__THE TASK__. Each line of the material must be repeated precisely, with the pictures left out.

*-*-*

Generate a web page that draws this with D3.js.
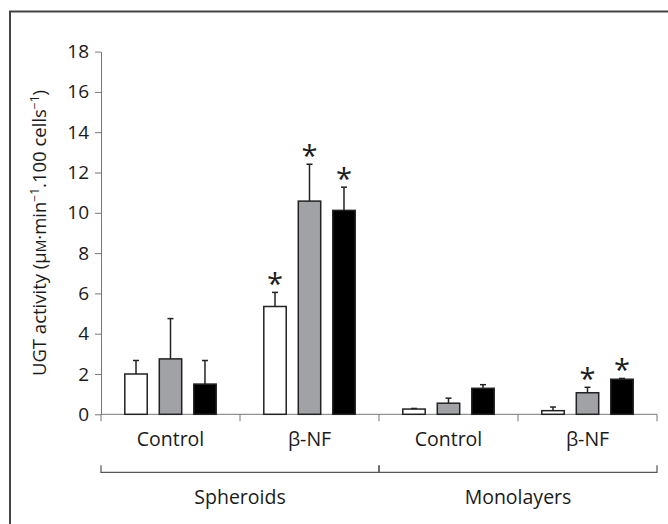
<!DOCTYPE html>
<html>
<head>
<meta charset="utf-8">
<script src="https://cdn.jsdelivr.net/npm/d3@7"></script>
<style>
  body { margin: 0; background: #fff; }
  text { font-family: "Open Sans", "Noto Sans", sans-serif; fill: #1a1a1a; }
</style>
</head>
<body>
<script>
// chart data
let groups = ["Control", "β-NF", "Control", "β-NF"];
let cultures = ["Spheroids", "Monolayers"];
let series = ["A", "B", "C"];
let means = [
    [2.0, 2.75, 1.5],
    [5.35, 10.58, 10.12],
    [0.26, 0.55, 1.29],
    [0.18, 1.07, 1.74]
];
let errors = [
    [0.67, 2.0, 1.17],
    [0.7, 1.83, 1.15],
    [0.03, 0.25, 0.18],
    [0.18, 0.27, 0.04]
];
let signif = [
    [false, false, false],
    [true, true, true],
    [false, false, false],
    [false, true, true]
];
let yTicks = [0, 2, 4, 6, 8, 10, 12, 14, 16, 18];

let width = 668,
    height = 524;
let colors = ["#ffffff", "#a1a2a6", "#000000"];

let svg = d3.select("body").append("svg")
    .attr("width", width).attr("height", height);

// frame
svg.append("rect")
    .attr("x", 10).attr("y", 11.5)
    .attr("width", 700).attr("height", 560)
    .attr("fill", "none")
    .attr("stroke", "#444")
    .attr("stroke-width", 2);

let x0 = d3.scaleBand().domain(d3.range(groups.length)).range([101, 657]);
let x1 = d3.scaleBand().domain(series).range([0, x0.bandwidth()])
    .paddingInner(0.35).paddingOuter(0.69);
let y = d3.scaleLinear().domain([0, 18]).range([414.3, 51.6]);

// y axis
let yAxis = svg.append("g")
    .attr("transform", "translate(101,0)")
    .call(d3.axisLeft(y).tickValues(yTicks).tickSize(6).tickSizeOuter(0).tickPadding(6));
yAxis.select(".domain").attr("stroke", "#777");
yAxis.selectAll(".tick line").attr("stroke", "#777");
yAxis.selectAll(".tick text")
    .style("font-size", "19px")
    .style("font-family", "'Open Sans', sans-serif")
    .attr("fill", "#1a1a1a");

// x axis line with ticks at band edges
let xg = svg.append("g");
xg.append("line")
    .attr("x1", x0.range()[0]).attr("x2", x0.range()[1])
    .attr("y1", y(0)).attr("y2", y(0))
    .attr("stroke", "#777");
let edges = groups.map((g, i) => x0(i)).concat([x0.range()[1]]);
xg.selectAll(".xt").data(edges).enter().append("line")
    .attr("x1", d => d).attr("x2", d => d)
    .attr("y1", y(0)).attr("y2", y(0) + 7)
    .attr("stroke", "#777");
xg.selectAll(".xl").data(groups).enter().append("text")
    .attr("x", (d, i) => x0(i) + x0.bandwidth() / 2)
    .attr("y", 446)
    .attr("text-anchor", "middle")
    .style("font-size", "19.5px")
    .text(d => d);

// culture brackets
let span = 2 * x0.bandwidth();
let bg = svg.append("g");
cultures.forEach((c, i) => {
    let xs = x0(i * 2), xe = xs + span;
    bg.append("path")
        .attr("d", `M${xs},465.3V472.3H${xe}V465.3`)
        .attr("fill", "none")
        .attr("stroke", "#555")
        .attr("stroke-width", 1.2);
    bg.append("text")
        .attr("x", (xs + xe) / 2)
        .attr("y", 503.5)
        .attr("text-anchor", "middle")
        .style("font-size", "19.5px")
        .text(c);
});

// bars
let gGroups = svg.selectAll(".grp")
    .data(means)
    .enter().append("g")
    .attr("transform", (d, i) => "translate(" + x0(i) + ",0)");

gGroups.each(function (vals, gi) {
    let g = d3.select(this);
    vals.forEach((v, si) => {
        let bx = x1(series[si]);
        let bw = x1.bandwidth();
        let top = v + errors[gi][si];
        // error bar
        g.append("line")
            .attr("x1", bx + bw / 2).attr("x2", bx + bw / 2)
            .attr("y1", y(v)).attr("y2", y(top))
            .attr("stroke", "#222").attr("stroke-width", 1.5);
        g.append("line")
            .attr("x1", bx + bw / 2 - 3).attr("x2", bx + bw / 2 + 3)
            .attr("y1", y(top)).attr("y2", y(top))
            .attr("stroke", "#222").attr("stroke-width", 1.5);
        g.append("rect")
            .attr("x", bx).attr("y", y(v))
            .attr("width", bw).attr("height", y(0) - y(v))
            .attr("fill", colors[si])
            .attr("stroke", "#222")
            .attr("stroke-width", 1.5);
        if (signif[gi][si]) {
            g.append("text")
                .attr("x", bx + bw / 2)
                .attr("y", y(top) + 2)
                .attr("text-anchor", "middle")
                .style("font-size", "29px")
                .text("*");
        }
    });
});

// y label
let yl = svg.append("text")
    .attr("transform", "translate(46,233) rotate(-90)")
    .attr("text-anchor", "middle")
    .style("font-size", "18.5px");
yl.append("tspan").text("UGT activity (μ");
yl.append("tspan").style("font-size", "14px").text("M");
yl.append("tspan").text("·min");
yl.append("tspan").attr("dy", -7).style("font-size", "12px").text("−1");
yl.append("tspan").attr("dy", 7).text(".100 cells");
yl.append("tspan").attr("dy", -7).style("font-size", "12px").text("−1");
yl.append("tspan").attr("dy", 7).text(")");
</script>
</body>
</html>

*-*-*

__ANSWER TO THIS PROBLEM__.
Generate a web page that draws this with D3.js.
<!DOCTYPE html>
<html>
<head>
<meta charset="utf-8">
<script src="https://cdn.jsdelivr.net/npm/d3@7"></script>
<style>
  body { margin: 0; background: #fff; }
  text { font-family: "Open Sans", "Noto Sans", sans-serif; fill: #1a1a1a; }
</style>
</head>
<body>
<script>
// chart data
let groups = ["Control", "β-NF", "Control", "β-NF"];
let cultures = ["Spheroids", "Monolayers"];
let series = ["A", "B", "C"];
let means = [
    [2.0, 2.75, 1.5],
    [5.35, 10.58, 10.12],
    [0.26, 0.55, 1.29],
    [0.18, 1.07, 1.74]
];
let errors = [
    [0.67, 2.0, 1.17],
    [0.7, 1.83, 1.15],
    [0.03, 0.25, 0.18],
    [0.18, 0.27, 0.04]
];
let signif = [
    [false, false, false],
    [true, true, true],
    [false, false, false],
    [false, true, true]
];
let yTicks = [0, 2, 4, 6, 8, 10, 12, 14, 16, 18];

let width = 668,
    height = 524;
let colors = ["#ffffff", "#a1a2a6", "#000000"];

let svg = d3.select("body").append("svg")
    .attr("width", width).attr("height", height);

// frame
svg.append("rect")
    .attr("x", 10).attr("y", 11.5)
    .attr("width", 700).attr("height", 560)
    .attr("fill", "none")
    .attr("stroke", "#444")
    .attr("stroke-width", 2);

let x0 = d3.scaleBand().domain(d3.range(groups.length)).range([101, 657]);
let x1 = d3.scaleBand().domain(series).range([0, x0.bandwidth()])
    .paddingInner(0.35).paddingOuter(0.69);
let y = d3.scaleLinear().domain([0, 18]).range([414.3, 51.6]);

// y axis
let yAxis = svg.append("g")
    .attr("transform", "translate(101,0)")
    .call(d3.axisLeft(y).tickValues(yTicks).tickSize(6).tickSizeOuter(0).tickPadding(6));
yAxis.select(".domain").attr("stroke", "#777");
yAxis.selectAll(".tick line").attr("stroke", "#777");
yAxis.selectAll(".tick text")
    .style("font-size", "19px")
    .style("font-family", "'Open Sans', sans-serif")
    .attr("fill", "#1a1a1a");

// x axis line with ticks at band edges
let xg = svg.append("g");
xg.append("line")
    .attr("x1", x0.range()[0]).attr("x2", x0.range()[1])
    .attr("y1", y(0)).attr("y2", y(0))
    .attr("stroke", "#777");
let edges = groups.map((g, i) => x0(i)).concat([x0.range()[1]]);
xg.selectAll(".xt").data(edges).enter().append("line")
    .attr("x1", d => d).attr("x2", d => d)
    .attr("y1", y(0)).attr("y2", y(0) + 7)
    .attr("stroke", "#777");
xg.selectAll(".xl").data(groups).enter().append("text")
    .attr("x", (d, i) => x0(i) + x0.bandwidth() / 2)
    .attr("y", 446)
    .attr("text-anchor", "middle")
    .style("font-size", "19.5px")
    .text(d => d);

// culture brackets
let span = 2 * x0.bandwidth();
let bg = svg.append("g");
cultures.forEach((c, i) => {
    let xs = x0(i * 2), xe = xs + span;
    bg.append("path")
        .attr("d", `M${xs},465.3V472.3H${xe}V465.3`)
        .attr("fill", "none")
        .attr("stroke", "#555")
        .attr("stroke-width", 1.2);
    bg.append("text")
        .attr("x", (xs + xe) / 2)
        .attr("y", 503.5)
        .attr("text-anchor", "middle")
        .style("font-size", "19.5px")
        .text(c);
});

// bars
let gGroups = svg.selectAll(".grp")
    .data(means)
    .enter().append("g")
    .attr("transform", (d, i) => "translate(" + x0(i) + ",0)");

gGroups.each(function (vals, gi) {
    let g = d3.select(this);
    vals.forEach((v, si) => {
        let bx = x1(series[si]);
        let bw = x1.bandwidth();
        let top = v + errors[gi][si];
        // error bar
        g.append("line")
            .attr("x1", bx + bw / 2).attr("x2", bx + bw / 2)
            .attr("y1", y(v)).attr("y2", y(top))
            .attr("stroke", "#222").attr("stroke-width", 1.5);
        g.append("line")
            .attr("x1", bx + bw / 2 - 3).attr("x2", bx + bw / 2 + 3)
            .attr("y1", y(top)).attr("y2", y(top))
            .attr("stroke", "#222").attr("stroke-width", 1.5);
        g.append("rect")
            .attr("x", bx).attr("y", y(v))
            .attr("width", bw).attr("height", y(0) - y(v))
            .attr("fill", colors[si])
            .attr("stroke", "#222")
            .attr("stroke-width", 1.5);
        if (signif[gi][si]) {
            g.append("text")
                .attr("x", bx + bw / 2)
                .attr("y", y(top) + 2)
                .attr("text-anchor", "middle")
                .style("font-size", "29px")
                .text("*");
        }
    });
});

// y label
let yl = svg.append("text")
    .attr("transform", "translate(46,233) rotate(-90)")
    .attr("text-anchor", "middle")
    .style("font-size", "18.5px");
yl.append("tspan").text("UGT activity (μ");
yl.append("tspan").style("font-size", "14px").text("M");
yl.append("tspan").text("·min");
yl.append("tspan").attr("dy", -7).style("font-size", "12px").text("−1");
yl.append("tspan").attr("dy", 7).text(".100 cells");
yl.append("tspan").attr("dy", -7).style("font-size", "12px").text("−1");
yl.append("tspan").attr("dy", 7).text(")");
</script>
</body>
</html>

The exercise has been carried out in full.